▸ **Available data**:
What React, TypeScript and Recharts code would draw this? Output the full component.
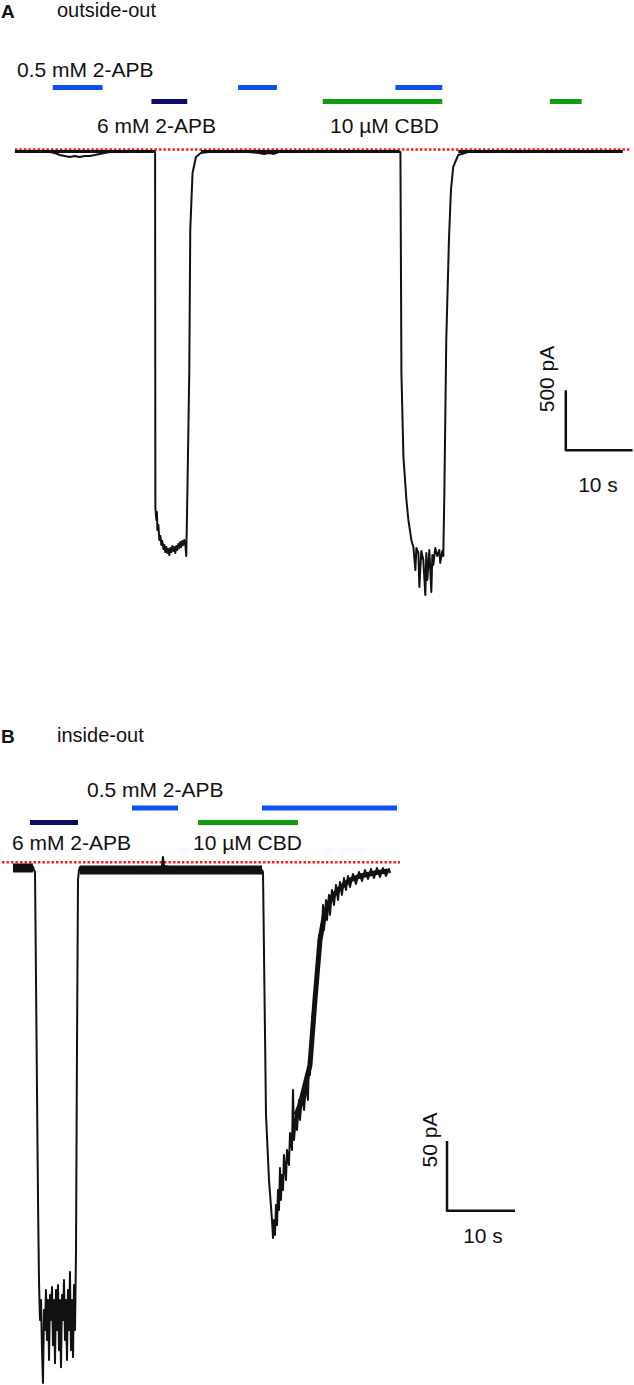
import { Line, LineChart, XAxis, YAxis } from "recharts";

type Pt = [number, number | null];

// time in s, current in pA

// A: outside-out
const traceA: Pt[] = [
  [2.24, -12], [2.99, -21], [3.73, -12], [4.48, -21], [5.22, -12], [5.97, -21], [6.72, -12], [7.46, -21],
  [8.21, -29], [8.96, -46], [9.7, -54], [10.45, -62], [11.19, -54], [11.94, -62], [12.69, -54], [13.43, -54],
  [14.18, -46], [14.93, -37], [15.67, -29], [16.42, -21], [17.91, -12], [19.4, -21], [20.9, -12], [22.39, -21],
  [23.13, -12], [23.24, -21], [23.28, -2978],
  [23.43, -3078], [23.51, -3012], [23.58, -3162], [23.73, -3120], [23.88, -3245], [24.03, -3212], [24.18, -3286],
  [24.33, -3253], [24.48, -3320], [24.63, -3286], [24.78, -3345], [24.93, -3303], [25.07, -3353], [25.22, -3320],
  [25.37, -3370], [25.52, -3312], [25.67, -3345], [25.82, -3295], [25.97, -3336], [26.12, -3303], [26.27, -3353],
  [26.42, -3295], [26.57, -3328], [26.72, -3278], [26.87, -3312], [27.01, -3261], [27.16, -3303], [27.31, -3253],
  [27.46, -3286], [27.61, -3245], [27.76, -3278], [27.91, -3378],
  [28.06, -2913], [28.36, -1857], [28.51, -669], [28.85, -195], [29.36, -62], [30.1, -29], [32.34, -12],
  [34.33, -21], [35.82, -12], [37.31, -21], [38.81, -29], [39.55, -37], [40.3, -29], [41.04, -37], [41.79, -21],
  [43.28, -12], [44.78, -21], [46.27, -12], [47.76, -21], [49.25, -12], [50.75, -21], [52.24, -12], [53.73, -21],
  [55.22, -12], [56.72, -21], [58.21, -12], [59.85, -21],
  [60.0, -21], [60.15, -1857], [60.45, -2555], [60.9, -2913], [61.19, -3078], [61.64, -3245],
  [61.94, -3303], [62.24, -3495], [62.39, -3312], [62.69, -3353], [62.84, -3636], [63.13, -3336], [63.43, -3411],
  [63.73, -3702], [63.88, -3353], [64.03, -3578], [64.33, -3328], [64.63, -3677], [64.78, -3370], [64.93, -3453],
  [65.22, -3312], [65.52, -3378], [65.82, -3328], [65.97, -3436], [66.27, -3336], [66.42, -3378],
  [66.57, -2913], [66.87, -1583], [67.27, -752], [67.57, -337], [67.91, -145], [68.66, -46], [70.15, -21],
  [71.64, -12], [74.63, -21], [77.61, -12], [80.6, -21], [83.58, -12], [86.57, -21], [89.55, -12], [93.28, -21],
];

const noiseA: Pt[] = [
  [2.24, -16], [23.13, -16], [23.2, null], [30.1, -16], [59.85, -16], [62, null], [68.66, -16], [93.28, -16],
];

const zeroA: Pt[] = [[2.24, 0], [94.3, 0]];

const blueA1: Pt[] = [[7.91, 515], [15.37, 515]];
const blueA2: Pt[] = [[35.67, 515], [41.49, 515]];
const blueA3: Pt[] = [[59.25, 515], [66.27, 515]];
const navyA: Pt[] = [[22.69, 399], [28.06, 399]];
const greenA1: Pt[] = [[48.36, 399], [66.27, 399]];
const greenA2: Pt[] = [[82.39, 399], [87.16, 399]];

const scaleA: Pt[] = [[84.78, -2000], [84.78, -2500], [94.78, -2500]];

// B: inside-out
const traceB: Pt[] = [
  [1.91, -4.2], [2.94, -2.7], [3.97, -5.6], [4.85, -3.4], [5.0, -5.6],
  [5.15, -7.0], [5.59, -242.3], [5.74, -301.8],
  [5.88, -328.4], [6.03, -314.0], [6.18, -350.0], [6.32, -373.6], [6.47, -321.2], [6.62, -335.6], [6.76, -306.9],
  [6.91, -342.8], [7.06, -314.0], [7.21, -357.1], [7.35, -310.5], [7.5, -328.4], [7.65, -304.7], [7.79, -346.4],
  [7.94, -314.0], [8.09, -359.3], [8.24, -306.9], [8.38, -335.6], [8.53, -303.3], [8.68, -350.0], [8.82, -314.0],
  [8.97, -362.2], [9.12, -310.5], [9.26, -328.4], [9.41, -299.7], [9.56, -342.8], [9.71, -314.0], [9.85, -357.1],
  [10.0, -306.9], [10.15, -335.6], [10.29, -294.0], [10.44, -350.0], [10.59, -314.0], [10.74, -355.0],
  [10.88, -303.3], [11.03, -335.6],
  [11.18, -278.2], [11.32, -134.7], [11.47, -12.8], [11.62, -5.6], [11.76, -3.4],
  [14.71, -4.9], [17.65, -3.4], [20.59, -5.6], [23.53, -4.2], [23.82, -2.7], [23.97, 3.7], [24.12, -2.7],
  [26.47, -4.9], [29.41, -3.4], [32.35, -5.6], [35.29, -4.2], [38.53, -5.6],
  [38.68, -7.0], [38.82, -63.0], [39.12, -181.3], [39.56, -227.9], [40.0, -256.6], [40.15, -269.5],
  [40.29, -256.6], [40.44, -267.4], [40.59, -245.9], [40.74, -260.2], [40.88, -235.1], [41.03, -249.5],
  [41.18, -219.3], [41.32, -242.3], [41.47, -224.3], [41.62, -235.1], [41.76, -210.0], [42.06, -227.9],
  [42.21, -206.4], [42.5, -217.2], [42.65, -194.2], [42.94, -206.4], [43.09, -163.4], [43.24, -199.2],
  [43.53, -181.3], [43.68, -192.1], [43.97, -170.5], [44.12, -184.9], [44.41, -167.0], [44.71, -177.7],
  [45.0, -159.8], [45.29, -170.5], [45.44, -141.9], [45.59, -152.6], [45.74, -127.5], [45.88, -134.7],
  [46.03, -106.0], [46.18, -116.8], [46.32, -91.7], [46.47, -98.8], [46.62, -70.1], [46.76, -73.7],
  [46.91, -52.2], [47.06, -63.0], [47.21, -45.0], [47.35, -52.2], [47.5, -30.7], [47.65, -48.6],
  [47.94, -27.1], [48.09, -41.5], [48.38, -23.5], [48.53, -37.8], [48.82, -19.9], [49.12, -30.7],
  [49.41, -16.4], [49.71, -27.1], [50.0, -14.2], [50.29, -23.5], [50.59, -11.3], [50.88, -19.9],
  [51.18, -9.9], [51.47, -17.8], [51.91, -8.5], [52.35, -15.6], [52.79, -7.0], [53.24, -13.5],
  [53.68, -5.6], [54.12, -12.0], [54.56, -4.9], [55.0, -11.3], [55.44, -4.2], [55.88, -10.6],
  [56.32, -4.2], [56.76, -9.9], [57.21, -4.9], [57.35, -7.7],
];

const noiseB: Pt[] = [
  [1.91, -4.2], [4.85, -4.2], [8, null], [11.76, -5.6], [38.53, -5.6],
];

const recoveryBandB: Pt[] = [
  [43.53, -181.3], [44.12, -174.1], [45.59, -145.5], [46.32, -98.8], [47.06, -55.8], [47.79, -35.7], [48.82, -24.9],
  [50.0, -18.5], [51.47, -12.8], [52.94, -9.9], [55.15, -7.7], [57.06, -6.3],
];

const zeroB: Pt[] = [[0.29, 0], [58.82, 0]];

const blueB1: Pt[] = [[19.41, 38.9], [26.18, 38.9]];
const blueB2: Pt[] = [[38.53, 38.9], [58.38, 38.9]];
const navyB: Pt[] = [[4.41, 28.5], [11.47, 28.5]];
const greenB: Pt[] = [[29.12, 28.5], [43.82, 28.5]];

const scaleB: Pt[] = [[65.74, -200], [65.74, -250], [75.74, -250]];

const BLUE = "#0b50f0";
const NAVY = "#0c0c66";
const GREEN = "#129a12";
const RED = "#ff1a1a";
const INK = "#111";
const FONT = "'Liberation Sans', Arial, sans-serif";

const rows = (pts: Pt[]) => pts.map(([t, i]) => ({ t, i }));

interface Series {
  pts: Pt[];
  color: string;
  width: number;
  dash?: string;
}

function Trace({ w, h, xMax, yDomain, series }: { w: number; h: number; xMax: number; yDomain: [number, number]; series: Series[] }) {
  return (
    <LineChart width={w} height={h} margin={{ top: 0, right: 0, bottom: 0, left: 0 }}>
      <XAxis type="number" dataKey="t" domain={[0, xMax]} hide allowDataOverflow />
      <YAxis type="number" domain={yDomain} hide allowDataOverflow />
      {series.map((s, k) => (
        <Line
          key={k}
          data={rows(s.pts)}
          dataKey="i"
          type="linear"
          stroke={s.color}
          strokeWidth={s.width}
          strokeDasharray={s.dash}
          strokeLinecap="butt"
          strokeLinejoin="round"
          dot={false}
          activeDot={false}
          isAnimationActive={false}
        />
      ))}
    </LineChart>
  );
}

const seriesA: Series[] = [
  { pts: zeroA, color: RED, width: 2.5, dash: "2.5 2" },
  { pts: noiseA, color: INK, width: 3 },
  { pts: traceA, color: INK, width: 2 },
  { pts: blueA1, color: BLUE, width: 5 },
  { pts: blueA2, color: BLUE, width: 5 },
  { pts: blueA3, color: BLUE, width: 5 },
  { pts: navyA, color: NAVY, width: 5 },
  { pts: greenA1, color: GREEN, width: 5 },
  { pts: greenA2, color: GREEN, width: 5 },
  { pts: scaleA, color: INK, width: 2.5 },
];

const seriesB: Series[] = [
  { pts: zeroB, color: RED, width: 2.5, dash: "2.5 2" },
  { pts: noiseB, color: INK, width: 9 },
  { pts: recoveryBandB, color: INK, width: 5 },
  { pts: traceB, color: INK, width: 2 },
  { pts: blueB1, color: BLUE, width: 5 },
  { pts: blueB2, color: BLUE, width: 5 },
  { pts: navyB, color: NAVY, width: 5 },
  { pts: greenB, color: GREEN, width: 5 },
  { pts: scaleB, color: INK, width: 2.5 },
];

export default function App() {
  const txt = { fontFamily: FONT, fontSize: 21, fill: INK };
  return (
    <div style={{ position: "relative", width: 634, height: 1385, background: "#fff" }}>
      <style>{"body{margin:0}"}</style>
      <div style={{ position: "absolute", left: 0, top: 0 }}>
        <Trace w={634} h={620} xMax={95} yDomain={[-3910, 1242]} series={seriesA} />
      </div>
      <div style={{ position: "absolute", left: 0, top: 660 }}>
        <Trace w={634} h={725} xMax={93.24} yDomain={[-375, 145]} series={seriesB} />
      </div>
      <svg width={634} height={1385} style={{ position: "absolute", left: 0, top: 0, pointerEvents: "none" }}>
        <text x={1} y={18} style={{ ...txt, fontSize: 19, fontWeight: "bold" }}>A</text>
        <text x={57} y={17} style={{ ...txt, fontSize: 20 }}>outside-out</text>
        <text x={17} y={77} style={txt}>0.5 mM 2-APB</text>
        <text x={97} y={133} style={txt}>6 mM 2-APB</text>
        <text x={330} y={133} style={txt}>10 µM CBD</text>
        <text transform="translate(554 379) rotate(-90)" textAnchor="middle" style={txt}>500 pA</text>
        <text x={598} y={492} textAnchor="middle" style={txt}>10 s</text>

        <text x={1} y={743} style={{ ...txt, fontSize: 19, fontWeight: "bold" }}>B</text>
        <text x={57} y={742} style={{ ...txt, fontSize: 20 }}>inside-out</text>
        <text x={87} y={797} style={txt}>0.5 mM 2-APB</text>
        <text x={12} y={850} style={txt}>6 mM 2-APB</text>
        <text x={193} y={850} style={txt}>10 µM CBD</text>
        <text transform="translate(437 1140) rotate(-90)" textAnchor="middle" style={txt}>50 pA</text>
        <text x={483} y={1243} textAnchor="middle" style={txt}>10 s</text>
      </svg>
    </div>
  );
}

▸ **What needs to be done**: Everything from the first line of the listing above through the line that contains "current in pA" is to be restated word for word, minus the pictures.

▸ **Correct response**:
What React, TypeScript and Recharts code would draw this? Output the full component.
import { Line, LineChart, XAxis, YAxis } from "recharts";

type Pt = [number, number | null];

// time in s, current in pA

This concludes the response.